Ceann
Making Friends
(self-released)
This really isn't the music to play at an Alcoholics Anonymous meeting. Though I imagine many would dig it, the attendees would likely soon forget how much they hated themselves, start dancing and having a good time, and quickly decide it best to hurry to the closest tavern for a pint or two ... or 10. Ceann's Making Friends is music for heavy drinking, having a proper time with no worry about the morning.
It feels like those wild Irish parties you hear about in tales of yore, with people dancing around, making all sorts of ruckus, and drinking away the day's toil. And that's apparently the whole idea for this Pittsburgh-based "Irish American Rock & Roll" band.

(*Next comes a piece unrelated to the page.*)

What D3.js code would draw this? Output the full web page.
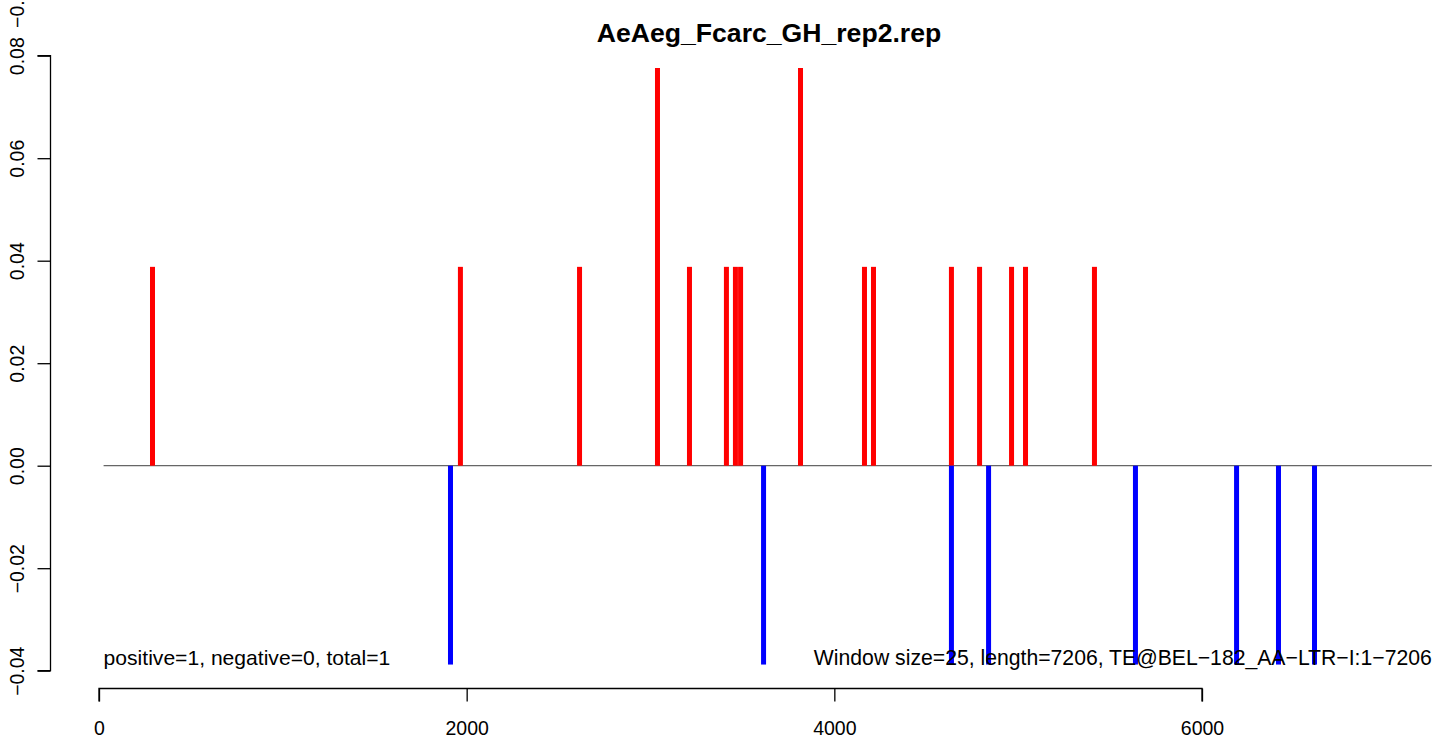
<!DOCTYPE html>
<html>
<head>
<meta charset="utf-8">
<script src="https://cdn.jsdelivr.net/npm/d3@7"></script>
<style>
  html, body { margin: 0; padding: 0; background: #fff; }
  svg { display: block; font-family: "Liberation Sans", Arial, Helvetica, sans-serif; }
</style>
</head>
<body>
<svg id="chart" width="1439" height="740"></svg>
<script>
// ---- data ----
const title = "AeAeg_Fcarc_GH_rep2.rep";
const positivePos = [291, 1966, 2614, 3038, 3212, 3413, 3462, 3490, 3816, 4164, 4213, 4637, 4790, 4964, 5040, 5415];
const positiveVal = [0.0388, 0.0388, 0.0388, 0.0776, 0.0388, 0.0388, 0.0388, 0.0388, 0.0776, 0.0388, 0.0388, 0.0388, 0.0388, 0.0388, 0.0388, 0.0388];
const negativePos = [1912, 3615, 4637, 4839, 5638, 6188, 6416, 6612];
const negativeVal = [-0.0388, -0.0388, -0.0388, -0.0388, -0.0388, -0.0388, -0.0388, -0.0388];
const xTicks = [0, 2000, 4000, 6000];
const yTicks = [-0.04, -0.02, 0.00, 0.02, 0.04, 0.06, 0.08];
const baselineRange = [25, 7250];
const leftNote = "positive=1, negative=0, total=1";
const rightNote = "Window size=25, length=7206, TE@BEL\u2212182_AA\u2212LTR\u2212I:1\u22127206";

// ---- scales ----
const svg = d3.select("#chart");
const x = d3.scaleLinear().domain([0, 6000]).range([99, 1202]);
const y = d3.scaleLinear().domain([-0.04, 0.08]).range([670.7, 55.7]);

const fmtY = v => d3.format(".2f")(v).replace("-", "\u2212");

// title
svg.append("text")
  .attr("x", 769).attr("y", 42)
  .attr("text-anchor", "middle")
  .attr("font-weight", "bold")
  .attr("font-size", 26.6)
  .text(title);

// zero baseline
svg.append("line")
  .attr("x1", x(baselineRange[0])).attr("x2", x(baselineRange[1]))
  .attr("y1", y(0)).attr("y2", y(0))
  .attr("stroke", "#666").attr("stroke-width", 1.2);

// bars
const barW = 5;
svg.append("g").selectAll("rect")
  .data(positivePos.map((p, i) => ({p, v: positiveVal[i]})))
  .join("rect")
  .attr("x", d => x(d.p) - barW / 2)
  .attr("width", barW)
  .attr("y", d => y(d.v))
  .attr("height", d => y(0) - y(d.v))
  .attr("fill", "#ff0000");

svg.append("g").selectAll("rect")
  .data(negativePos.map((p, i) => ({p, v: negativeVal[i]})))
  .join("rect")
  .attr("x", d => x(d.p) - barW / 2)
  .attr("width", barW)
  .attr("y", y(0))
  .attr("height", d => y(d.v) - y(0))
  .attr("fill", "#0000ff");

// x axis
const xAxis = d3.axisBottom(x).tickValues(xTicks).tickSize(13).tickPadding(20).tickFormat(d3.format("d"));
const gx = svg.append("g").attr("transform", "translate(0,688.5)").call(xAxis);
gx.select(".domain").attr("d", `M${x(0)},13V0H${x(6000)}V13`).attr("stroke", "#000").attr("stroke-width", 1.3);
gx.selectAll(".tick line").attr("stroke", "#000").attr("stroke-width", 1.3);
gx.selectAll(".tick text").attr("font-size", 19.5).attr("fill", "#000")
  .attr("font-family", "'Liberation Sans', Arial, sans-serif").attr("dy", "0.71em");

// y axis
const yAxis = d3.axisLeft(y).tickValues(yTicks).tickSize(13).tickFormat(fmtY);
const gy = svg.append("g").attr("transform", "translate(50.5,0)").call(yAxis);
gy.select(".domain").attr("d", `M-13,${y(0.08)}H0V${y(-0.04)}H-13`).attr("stroke", "#000").attr("stroke-width", 1.3);
gy.selectAll(".tick line").attr("stroke", "#000").attr("stroke-width", 1.3);
gy.selectAll(".tick text").remove();
gy.selectAll(".tick").append("text")
  .attr("transform", "translate(-27,0) rotate(-90)")
  .attr("text-anchor", "middle")
  .attr("font-size", 19.5)
  .attr("fill", "#000")
  .attr("font-family", "'Liberation Sans', Arial, sans-serif")
  .text(d => fmtY(d));

// clipped extra label at the top edge (as in the reference)
svg.append("text")
  .attr("transform", "translate(23.5,28) rotate(-90)")
  .attr("text-anchor", "start")
  .attr("font-size", 19.5)
  .text("\u22120.04");

// notes
svg.append("text")
  .attr("x", x(baselineRange[0])).attr("y", 665)
  .attr("font-size", 21.1)
  .text(leftNote);
svg.append("text")
  .attr("x", x(baselineRange[1])).attr("y", 665)
  .attr("text-anchor", "end")
  .attr("font-size", 21.2)
  .text(rightNote);
</script>
</body>
</html>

Complete with plenty of banjo, harmonica, fiddle and good spirits, plus the occasional pop-country flavor, Making Friends is perfect jukebox music, with lyrics from a modern-day sensibility. Songs like "Friends With Benefits" and "Until Death Does Its Part" are funny takes on modern relationships, while "So Canadian" sarcastically laments that we're not more like our neighbors to the north.
In place of the downer of sitting alone in your living room, drinking cheap whiskey and hating life, Ceann's music sets out to bring all partiers together under the common ground of, well -- partying. Making Friends conjures the sensations of pounding shots and stout at the local pub with a handful of close pals, as you laugh and sing and indulge in all that rowdy behavior that comes along with a good time.